Production Design
If someone tries to say that Requiem for a Dream is a below-average film, you can confidently argue against them. The average film has around six hundred edits. Requiem for a Dream has about two thousand.
That makes Requiem an above-average film. It's a fact.
The reason the film has so many quick cuts is its depiction of drug use. Aronofsky and his editor, Jay Rabinowitz, show the audience what it's like to OD on diet pills, smoke marijuana, and do other harder drugs.
He shows us extreme close-ups of the characters' pupils dilating, along with relaxing music to mark the initial euphoria. Then he alters time by speeding it up and slowing it down to show how an addict's relationship to the world changes due to the drug. As their abuse gets worse, the cuts became more rapid, the music becomes more intense, and Aronofsky attempts to drive you as insane as his characters. (Source)

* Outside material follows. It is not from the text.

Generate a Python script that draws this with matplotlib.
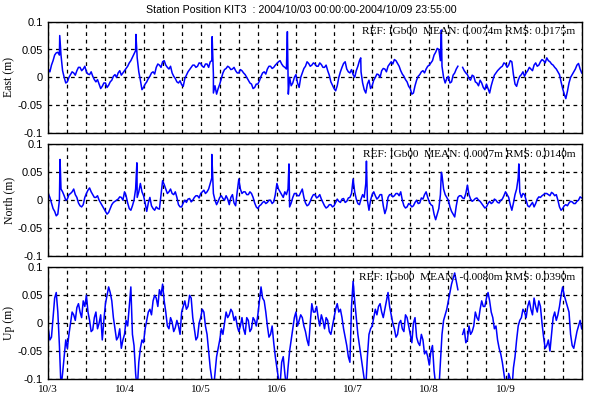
import numpy as np
import matplotlib
matplotlib.use("Agg")
import matplotlib.pyplot as plt
from matplotlib.ticker import MultipleLocator, FixedLocator

plt.rcParams['axes.unicode_minus'] = False

# ---- data: hourly samples (hh:00) and half-hour samples (hh:30), 10/3 00:00 .. 10/10 00:00 ----
nan = np.nan
east = [0.015, 0.022, 0.040, 0.045, 0.040, 0.000, -0.008, 0.005, 0.008, 0.012,
        0.018, 0.015, 0.010, 0.005, 0.002, -0.008, -0.012, -0.016, -0.010, -0.014,
        -0.005, 0.005, 0.008, 0.004, 0.012, 0.020, 0.030, 0.042, 0.035, -0.005,
        -0.018, -0.008, 0.002, 0.010, 0.018, 0.022, 0.028, 0.022, 0.015, 0.008,
        -0.002, -0.010, -0.013, -0.002, 0.010, 0.018, 0.022, 0.020, 0.025, 0.018,
        0.024, 0.028, 0.005, -0.030, -0.012, 0.008, 0.016, 0.018, 0.015, 0.012,
        0.008, 0.012, 0.005, -0.005, -0.012, -0.018, -0.012, 0.002, 0.010, 0.015,
        0.020, 0.018, 0.025, 0.030, 0.020, 0.015, 0.000, -0.010, 0.005, -0.018,
        0.008, 0.020, 0.025, 0.022, 0.024, 0.020, 0.023, 0.018, 0.012, -0.008,
        -0.020, -0.015, 0.010, 0.025, 0.015, 0.008, 0.005, 0.012, 0.030, -0.010,
        -0.028, -0.005, -0.015, 0.000, 0.005, 0.012, 0.015, 0.020, 0.028, 0.032,
        0.025, 0.012, 0.002, -0.008, -0.020, -0.028, -0.005, 0.005, 0.012, 0.015,
        0.022, 0.030, 0.045, 0.050, 0.020, -0.010, 0.002, -0.008, 0.008, 0.020,
        nan, 0.012, 0.005, -0.005, 0.002, -0.010, -0.005, -0.018, -0.012, -0.028,
        -0.005, 0.008, 0.015, 0.020, 0.024, 0.022, 0.028, -0.012, -0.005, 0.005,
        0.002, 0.012, 0.015, 0.022, 0.020, 0.028, 0.030, 0.035, 0.028, 0.022,
        0.015, 0.005, -0.020, -0.038, -0.010, 0.005, 0.015, 0.025, 0.008]
east_half = [0.010, 0.030, 0.044, 0.040, 0.012, -0.010, 0.000, 0.010, 0.004, 0.018,
             0.012, 0.020, 0.006, 0.010, -0.004, -0.004, -0.020, -0.010, -0.018, -0.008,
             0.002, 0.000, 0.012, 0.008, 0.016, 0.026, 0.036, 0.048, 0.010, -0.022,
             -0.012, -0.002, 0.008, 0.006, 0.024, 0.018, 0.030, 0.018, 0.020, 0.002,
             -0.008, -0.006, -0.016, 0.004, 0.014, 0.022, 0.018, 0.026, 0.020, 0.024,
             0.018, 0.030, -0.015, -0.020, -0.002, 0.014, 0.020, 0.014, 0.018, 0.008,
             0.014, 0.008, 0.000, -0.010, -0.020, -0.012, -0.006, 0.008, 0.006, 0.020,
             0.016, 0.022, 0.028, 0.024, 0.018, 0.010, -0.015, 0.000, -0.010, 0.000,
             0.016, 0.028, 0.020, 0.026, 0.020, 0.026, 0.018, 0.022, 0.004, -0.014,
             -0.024, 0.000, 0.018, 0.028, 0.010, 0.014, 0.000, 0.020, 0.010, -0.022,
             -0.012, -0.020, -0.005, 0.006, 0.000, 0.016, 0.010, 0.024, 0.024, 0.030,
             0.020, 0.006, -0.004, -0.016, -0.030, -0.015, 0.002, 0.010, 0.008, 0.020,
             0.026, 0.040, 0.052, 0.030, 0.000, -0.002, -0.010, 0.004, 0.015, nan,
             0.018, 0.008, -0.002, 0.004, -0.008, -0.015, -0.010, -0.022, -0.020, -0.015,
             0.004, 0.012, 0.018, 0.026, 0.018, 0.030, 0.005, -0.016, 0.002, 0.010,
             0.008, 0.018, 0.012, 0.026, 0.022, 0.032, 0.026, 0.030, 0.024, 0.018,
             0.010, -0.008, -0.030, -0.025, 0.000, 0.010, 0.022, 0.015]
east_spike_h = [3.6, 27.6, 51.6, 52.0, 75.3, 75.6, 98.4, 123.8]
east_spike_v = [0.075, 0.077, 0.073, -0.028, 0.082, -0.030, 0.035, 0.085]

north = [0.012, -0.005, -0.020, -0.025, 0.020, 0.008, 0.002, 0.012, 0.020, 0.005,
         -0.010, -0.008, 0.012, 0.022, 0.010, 0.005, 0.000, -0.010, -0.020, -0.022,
         -0.008, -0.002, 0.002, 0.005, 0.015, -0.005, -0.018, 0.000, 0.005, 0.030,
         0.008, -0.020, 0.005, -0.015, -0.012, -0.016, 0.035, 0.020, 0.015, 0.012,
         0.015, -0.008, -0.012, 0.000, 0.002, -0.003, 0.005, 0.008, 0.012, 0.018,
         0.015, 0.030, 0.012, -0.008, 0.005, 0.003, 0.008, -0.008, 0.010, -0.010,
         0.038, 0.012, 0.015, 0.010, 0.012, -0.005, -0.015, -0.008, -0.002, -0.004,
         0.000, -0.003, 0.030, 0.015, 0.005, 0.010, -0.012, 0.005, 0.012, 0.008,
         0.020, -0.005, -0.008, 0.005, 0.010, 0.006, 0.002, -0.010, -0.012, -0.008,
         -0.010, 0.002, -0.004, 0.003, -0.002, 0.005, 0.038, 0.002, -0.008, 0.010,
         0.030, -0.018, 0.010, 0.008, 0.005, 0.010, -0.024, 0.005, 0.010, 0.008,
         0.012, 0.015, -0.010, -0.012, -0.008, -0.010, 0.000, -0.005, 0.002, 0.015,
         -0.003, -0.010, -0.035, -0.015, 0.045, 0.010, 0.000, -0.020, -0.030, 0.005,
         0.008, 0.003, 0.027, 0.002, 0.000, 0.004, -0.002, -0.010, -0.012, -0.002,
         -0.004, 0.000, -0.005, 0.002, 0.015, 0.005, -0.018, 0.010, 0.040, 0.005,
         0.010, -0.010, -0.008, -0.012, 0.002, 0.005, 0.010, 0.012, 0.008, 0.012,
         0.010, -0.012, -0.015, -0.008, -0.005, -0.003, -0.006, 0.000, 0.004]
north_half = [0.005, -0.015, -0.028, 0.000, 0.015, 0.000, 0.010, 0.015, 0.010, -0.005,
              -0.012, 0.005, 0.018, 0.015, 0.005, 0.008, -0.005, -0.015, -0.025, -0.015,
              -0.004, 0.000, 0.006, 0.000, 0.008, -0.015, -0.010, 0.020, 0.015, 0.015,
              -0.005, -0.005, -0.010, -0.018, -0.015, 0.010, 0.028, 0.012, 0.020, 0.010,
              0.005, -0.012, -0.005, -0.004, 0.003, 0.000, 0.008, 0.004, 0.015, 0.012,
              0.020, 0.040, 0.000, -0.002, 0.008, 0.000, 0.002, 0.005, -0.005, 0.015,
              0.020, 0.015, 0.010, 0.015, 0.005, -0.012, -0.010, -0.004, -0.006, 0.000,
              -0.006, 0.010, 0.020, 0.010, 0.015, 0.020, -0.005, 0.012, 0.008, 0.014,
              0.005, -0.010, -0.002, 0.010, 0.004, 0.010, -0.004, -0.014, -0.008, -0.012,
              -0.004, -0.002, 0.002, -0.004, 0.004, 0.012, 0.015, -0.006, 0.002, 0.005,
              0.000, 0.000, 0.015, 0.002, 0.010, -0.010, -0.015, 0.010, 0.006, 0.012,
              0.008, 0.000, -0.014, -0.006, -0.012, -0.004, -0.006, 0.004, 0.010, 0.005,
              -0.008, -0.025, -0.025, 0.010, 0.020, 0.005, -0.012, -0.025, -0.010, 0.008,
              0.004, 0.012, 0.010, -0.002, 0.003, 0.000, -0.006, -0.014, -0.006, -0.006,
              0.002, -0.004, 0.000, 0.008, 0.010, -0.008, -0.005, 0.020, 0.015, 0.012,
              0.000, -0.012, -0.004, -0.006, 0.006, 0.008, 0.012, 0.010, 0.014, 0.008,
              0.000, -0.018, -0.010, -0.010, -0.002, -0.006, -0.002, 0.006]
north_spike_h = [3.7, 27.9, 51.5, 75.8, 100.2, 123.8, 148.2]
north_spike_v = [0.073, 0.067, 0.082, 0.065, 0.070, 0.050, 0.065]

up = [-0.010, -0.025, 0.045, 0.020, -0.115, -0.060, -0.045, 0.000, 0.015, 0.028,
      0.020, 0.040, 0.050, 0.005, -0.012, 0.020, 0.000, -0.030, 0.035, 0.065,
      0.040, -0.010, -0.025, -0.045, -0.020, -0.005, 0.065, -0.040, -0.120, -0.045,
      -0.035, 0.005, 0.025, 0.040, 0.045, 0.060, 0.070, 0.020, -0.010, 0.002,
      -0.008, -0.005, 0.020, 0.040, 0.030, 0.045, -0.010, -0.025, 0.010, 0.020,
      -0.020, -0.080, -0.120, -0.060, -0.030, -0.020, 0.020, 0.015, 0.020, 0.012,
      -0.015, 0.010, -0.020, 0.005, -0.010, 0.005, 0.015, 0.065, 0.040, -0.005,
      -0.020, -0.035, -0.080, -0.110, -0.060, -0.115, -0.050, -0.010, 0.020, 0.005,
      0.010, -0.015, -0.040, 0.035, 0.020, 0.010, 0.015, -0.010, 0.005, -0.020,
      0.010, 0.035, 0.025, -0.010, -0.040, -0.070, 0.075, 0.010, -0.040, -0.080,
      -0.115, -0.020, -0.005, 0.025, 0.030, 0.020, 0.025, 0.055, 0.015, -0.010,
      -0.020, 0.005, -0.015, 0.010, -0.020, 0.000, -0.025, -0.040, -0.030, -0.050,
      -0.075, -0.040, -0.110, -0.120, -0.020, 0.015, 0.040, 0.070, 0.090, 0.060,
      nan, -0.010, -0.030, -0.020, -0.005, 0.010, 0.025, 0.030, 0.045, 0.040,
      0.010, -0.005, -0.045, -0.070, -0.110, -0.090, -0.120, -0.060, -0.005, 0.010,
      0.020, 0.030, 0.025, 0.045, 0.020, 0.030, -0.025, -0.040, -0.050, 0.010,
      0.005, 0.030, 0.065, 0.040, 0.020, -0.040, -0.030, -0.005, -0.010]
up_half = [-0.030, 0.010, 0.055, -0.040, -0.090, -0.030, -0.020, 0.020, 0.005, 0.035,
           0.010, 0.030, 0.020, -0.015, 0.010, -0.010, 0.015, 0.005, 0.050, 0.055,
           0.010, -0.030, -0.010, -0.030, 0.005, 0.030, -0.020, -0.090, -0.070, -0.030,
           -0.010, 0.020, 0.015, 0.050, 0.030, 0.050, 0.040, -0.005, 0.010, -0.015,
           0.005, -0.020, 0.030, 0.025, 0.050, 0.010, -0.030, 0.000, 0.025, -0.005,
           -0.050, -0.100, -0.090, -0.045, -0.010, 0.000, 0.010, 0.025, 0.005, -0.005,
           -0.005, -0.010, 0.010, -0.015, 0.010, -0.005, 0.040, 0.045, 0.020, -0.025,
           -0.005, -0.060, -0.100, -0.070, -0.090, -0.080, -0.030, 0.010, -0.005, 0.015,
           -0.005, -0.030, 0.000, 0.020, 0.030, -0.005, 0.005, 0.010, -0.015, -0.005,
           0.025, 0.020, 0.010, -0.025, -0.060, 0.030, 0.040, -0.020, -0.060, -0.100,
           -0.060, -0.010, 0.010, 0.015, 0.035, 0.010, 0.040, 0.030, 0.000, -0.025,
           0.000, -0.010, 0.015, -0.005, -0.035, 0.010, -0.035, -0.020, -0.055, -0.060,
           -0.050, -0.085, -0.125, -0.070, 0.005, 0.025, 0.055, 0.080, 0.075, nan,
           -0.020, -0.035, -0.005, -0.015, 0.020, 0.005, 0.040, 0.030, 0.055, 0.020,
           -0.010, -0.030, -0.055, -0.090, -0.120, -0.100, -0.080, -0.030, 0.005, 0.025,
           0.010, 0.040, 0.015, 0.030, 0.040, 0.000, -0.045, -0.030, -0.020, 0.020,
           0.015, 0.050, 0.050, 0.030, -0.020, -0.045, -0.015, 0.005]

day_labels = ['10/3', '10/4', '10/5', '10/6', '10/7', '10/8', '10/9']
panel_names = ['East (m)', 'North (m)', 'Up (m)']
panel_notes = ['REF: IGb00  MEAN: 0.0074m RMS: 0.0175m',
               'REF: IGb00  MEAN: 0.0007m RMS: 0.0140m',
               'REF: IGb00  MEAN: -0.0080m RMS: 0.0390m']
title = 'Station Position KIT3  : 2004/10/03 00:00:00-2004/10/09 23:55:00'


def merged(vals, half, sh=(), sv=()):
    t = np.concatenate([np.arange(len(vals), dtype=float),
                        np.arange(len(half), dtype=float) + 0.5,
                        np.asarray(sh, float)])
    v = np.concatenate([np.asarray(vals, float), np.asarray(half, float),
                        np.asarray(sv, float)])
    o = np.argsort(t, kind='stable')
    return t[o], v[o]


series = [merged(east, east_half, east_spike_h, east_spike_v),
          merged(north, north_half, north_spike_h, north_spike_v),
          merged(up, up_half)]

fig = plt.figure(figsize=(6, 4), dpi=100)
L, W = 0.0805, 0.889
bottoms = [0.667, 0.360, 0.0525]
H = 0.279

serif = 'Liberation Serif'
sans = 'Liberation Sans'

for i in range(3):
    ax = fig.add_axes([L, bottoms[i], W, H])
    t, v = series[i]
    ax.plot(t, v, color='#0000ff', lw=1.1)
    ax.set_xlim(0, 168)
    ax.set_ylim(-0.1, 0.1)
    ax.xaxis.set_major_locator(FixedLocator([24 * k for k in range(7)]))
    ax.xaxis.set_minor_locator(MultipleLocator(6))
    ax.yaxis.set_major_locator(FixedLocator([-0.1, -0.05, 0, 0.05, 0.1]))
    ax.set_yticklabels(['-0.1', '-0.05', '0', '0.05', '0.1'], fontfamily=sans, fontsize=8)
    if i == 2:
        ax.set_xticklabels(day_labels, fontfamily=serif, fontsize=8)
    else:
        ax.set_xticklabels([])
    ax.tick_params(axis='both', which='both', length=0, pad=4)
    ax.grid(True, which='both', axis='x', color='black', ls=(0, (3, 3)), lw=0.9)
    ax.grid(True, which='major', axis='y', color='black', ls=(0, (3, 3)), lw=0.9)
    for s in ax.spines.values():
        s.set_color('black')
        s.set_linewidth(1.0)
    ax.set_ylabel(panel_names[i], fontfamily=serif, fontsize=8.5)
    ax.yaxis.label.set_va('center')
    ax.yaxis.set_label_coords(-0.073, 0.5)
    ax.text(0.988, 0.91, panel_notes[i], transform=ax.transAxes, ha='right', va='center',
            fontfamily=serif, fontsize=8.2, color='black')

fig.text(0.503, 0.976, title, ha='center', va='center', fontfamily=sans, fontsize=7.7)
fig.savefig('out.png', dpi=100)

Aronofsky calls these sequences the "hip-hop montage." (Source) At times they even happen while the character is listening to hip-hop music. Unlike many directors (such as David Fincher) who start in music videos and move to film, Aronofsky didn't direct his first music video until Metallica and Lou Reed's "The View" in 2011.
Some criticize Requiem for being style-over-substance. Or in this case, illegal substance-over-substance. But Aronofsky maintains, "every stylistic choice we make has a solid narrative reason behind it." (Source)
Other critics agree, which is why AMC's filmsite included Requiem's ending as one of the best-edited film scenes of all time. (Source)
It's good stuff, but we might need to enter rehab to detox ourselves from this movie's many harrowing images.